On Dec 11, a masked gunman entered the mall and opened fire, killing two others before taking his own life. The response was immediate as it spread over city lines to help the victims stuck at the mall and to bring the gunman down. Sergeant Jamey McDonald, Tigard police officer, heard about the shooting ten minutes after the first calls came in reporting that shots were fired and his department immediately sprang into action.

“Since we are way out in Tigard, we didn’t send any officers to the mall,” McDonald said. “What we did instead was a ‘mutual aid’, which means that we send our officers over to cities who are covering the incident. We back up cities that help respond to other cities, since they can get there faster. That’s how it generally works: closer cities send officers and then we back them up.”

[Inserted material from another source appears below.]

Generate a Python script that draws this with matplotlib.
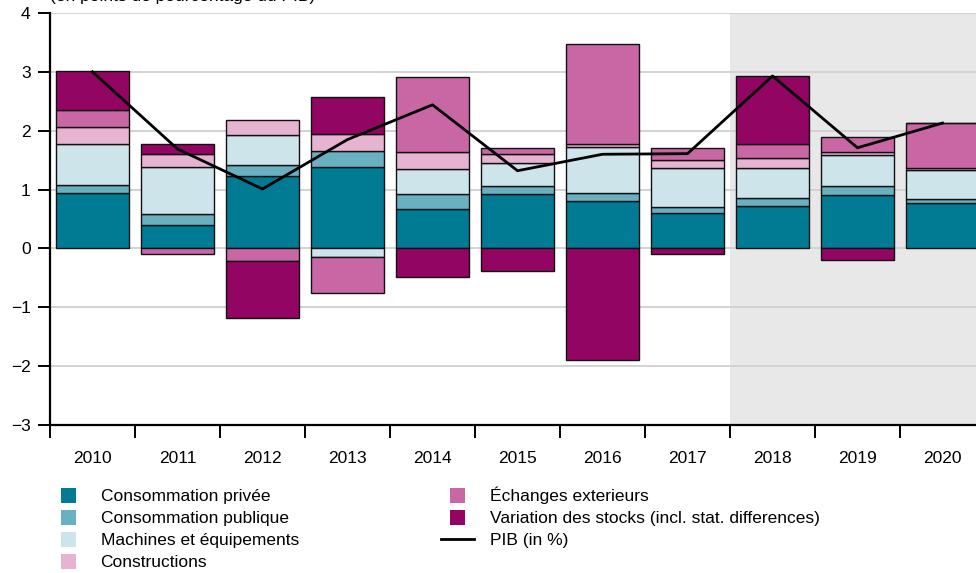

Being a police officer, McDonald knows how to respond to situations similar to this, but nothing to this magnitude.

“We have (experienced situations like this) in different levels but not a mass shooting,” McDonald said. “We have calls come in about a person with a knife in a group of people threatening them, and we respond in a similar fashion, just not with a 100 police officers.”

But when situations like this arise, officers know exactly how to handle it because of the extensive training they go through throughout their careers as officers. At McDonald’s department, they just completed a training for a situation like this two months ago.

“We train specifically to deal with active threats like this,” McDonald said.

Even though McDonald and his fellow officers know how to handle circumstances like this, the shooting at the mall was still a shock to them.

“This is not a normal event and it caught us by surprise,” McDonald said.